A beautiful example comes from a simple parabolic mirror. If you shine parallel rays of light onto a parabolic mirror (like light from a distant star), a remarkable thing happens: they all reflect and pass through a single point, the focus. This family of reflected rays forms a starburst pattern centered on the focus. Now, let's ask: what is the family of curves that is orthogonal to all these reflected rays? A bit of calculation reveals a simple and elegant answer: they are circles, all centered on the focus. These circles are nothing other than the wavefronts of the light, as if they were expanding from or collapsing onto the focal point! The geometric game of orthogonal trajectories has just revealed the wave nature hidden within the ray picture of light.

We can see this same principle at play in a completely different context: projectile motion. Imagine firing a cannon from the origin with a fixed initial speed but at every possible angle. This generates a whole family of parabolic trajectories that fill a region of space. It looks rather chaotic. But what if we ask for the orthogonal trajectories to all these paths? One might expect a complicated mess. Instead, a clever shift in perspective reveals something amazing. The orthogonal trajectories can be interpreted as the "wavefronts" of this particle flow—the shape formed by all the cannonballs at a single instant in time after being fired. And what is that shape? A circle!. This surprising simplicity, the emergence of a circle from a family of parabolas, is a testament to how looking at a problem through the lens of orthogonal trajectories can uncover a hidden geometric order. The highest point reached by this family of circles even defines the "envelope of safety," a boundary that no projectile launched under these conditions can cross.

Now we venture into a seemingly unrelated world: the abstract realm of complex numbers, of the form $z = x + iy$. It turns out that this mathematical world holds a secret key to understanding a vast range of two-dimensional physical phenomena.

Consider a "well-behaved" complex function, what mathematicians call an analytic function, written as $f(z) = U(x,y) + iV(x,y)$. Here, $U$ is the real part and $V$ is the imaginary part. A miraculous property of these functions is that the family of level curves where $U(x,y)$ is constant is always orthogonal to the family of level curves where $V(x,y)$ is constant.

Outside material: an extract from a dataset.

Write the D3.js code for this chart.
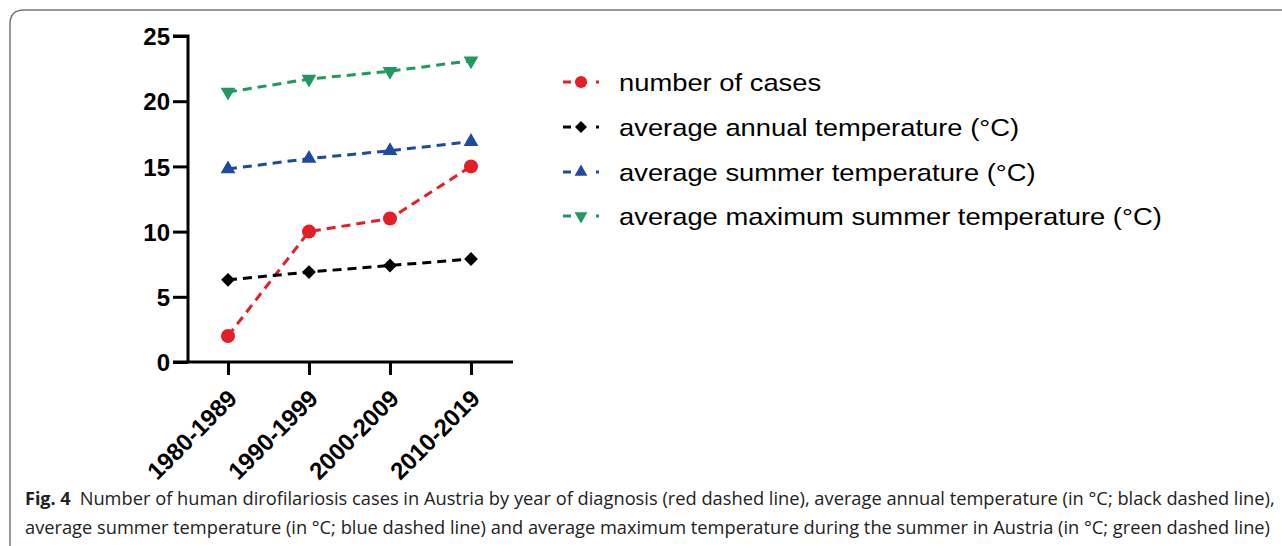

For example, the level curves of the real part of $\cos(z)$ are given by the equation $\cos(x)\cosh(y) = c$. If we solve for the orthogonal family, we find that it is described by $\sin(x)\sinh(y) = C$, which corresponds to the level curves of the imaginary part of $\cos(z)$. This is no coincidence. A similar thing happens for the function $f(z) = z^4$; the level curves of its real part, $U(x, y) = x^4 - 6x^2y^2 + y^4$, are orthogonal to the level curves of its imaginary part, $V(x, y) = 4x^3y - 4xy^3$. This relationship between the real and imaginary parts of an analytic function is a direct consequence of the Cauchy-Riemann equations, which lie at the very heart of complex analysis.

Why should a physicist care? Because the real and imaginary parts of any analytic function are automatically solutions to Laplace's equation, $\frac{\partial^2 U}{\partial x^2} + \frac{\partial^2 U}{\partial y^2} = 0$. This single equation governs an incredible range of steady-state physical phenomena: heat flow, ideal fluid dynamics, and electrostatics in regions with no charge. For instance, in an ideal fluid flow, the level curves of one function ($U$) might represent the streamlines (the paths of fluid particles), while the orthogonal level curves of its "harmonic conjugate" ($V$) represent lines of constant velocity potential. The machinery of complex analysis thus provides a powerful "two-for-one" deal: find one family of solutions, and you automatically get the orthogonal family for free.

Our intuition for "perpendicular" is born from the flat geometry of a sheet of paper. But what happens when the space itself is curved? The concept of orthogonal trajectories proves to be robust enough to handle these exotic environments.

Let's first visit the Poincaré half-plane, a famous model for hyperbolic geometry. In this world, the shortest paths ("straight lines") are either vertical lines or semicircles. How do we define angles here? The space is "warped," but it is warped in a special way that preserves angles (the metric is "conformal"). This means that two curves are orthogonal in this strange hyperbolic world if and only if their tangents are orthogonal in the familiar Euclidean sense. So, even in this non-Euclidean setting, our old methods for finding orthogonal trajectories still work perfectly, producing families of curves that are perpendicular according to the local geometry.

But what if the geometry is warped in a more complicated way, where angles themselves are altered? We can define a "metric tensor," a mathematical object that tells us how to measure distances and angles at every point. With this tool, we can define orthogonality in any space, no matter how contorted. For example, in a space where the metric stretches one direction relative to another, the condition for two curves to be perpendicular is no longer that the product of their slopes is $-1$. We must use a more general formula derived from the metric tensor itself to define the differential equation for the orthogonal family. This demonstrates that orthogonality is not just a property of drawings on paper, but a fundamental geometric concept that can be adapted to any space, provided we know its underlying structure.

This idea even reaches into the differential geometry of surfaces. A "ruled surface" is one formed by sweeping a straight line through space, such as a cone or a cylinder. We can consider the grid on the surface formed by these straight lines (the "rulings") and the family of curves that cross them at right angles. For a special class of ruled surfaces—the generalized cylinders—this orthogonal grid has a remarkable property: it forms a "Chebyshev net." This means that if you were to flatten out the grid, any rectangular patch would have opposite sides of equal length. This has practical implications in fields like architecture and manufacturing, for designing structures or weaving fabrics onto curved forms.

From the contour lines on a map to the wavefronts of light, from the flow of an ideal fluid to the geometry of curved space, the simple, elegant concept of orthogonal trajectories appears again and again. It is a unifying thread that connects disparate fields, revealing a common geometric structure that underlies many natural phenomena and mathematical creations. It reminds us that by asking a simple question—"what happens at right angles?"—we can often uncover a world of hidden beauty, order, and deep connection.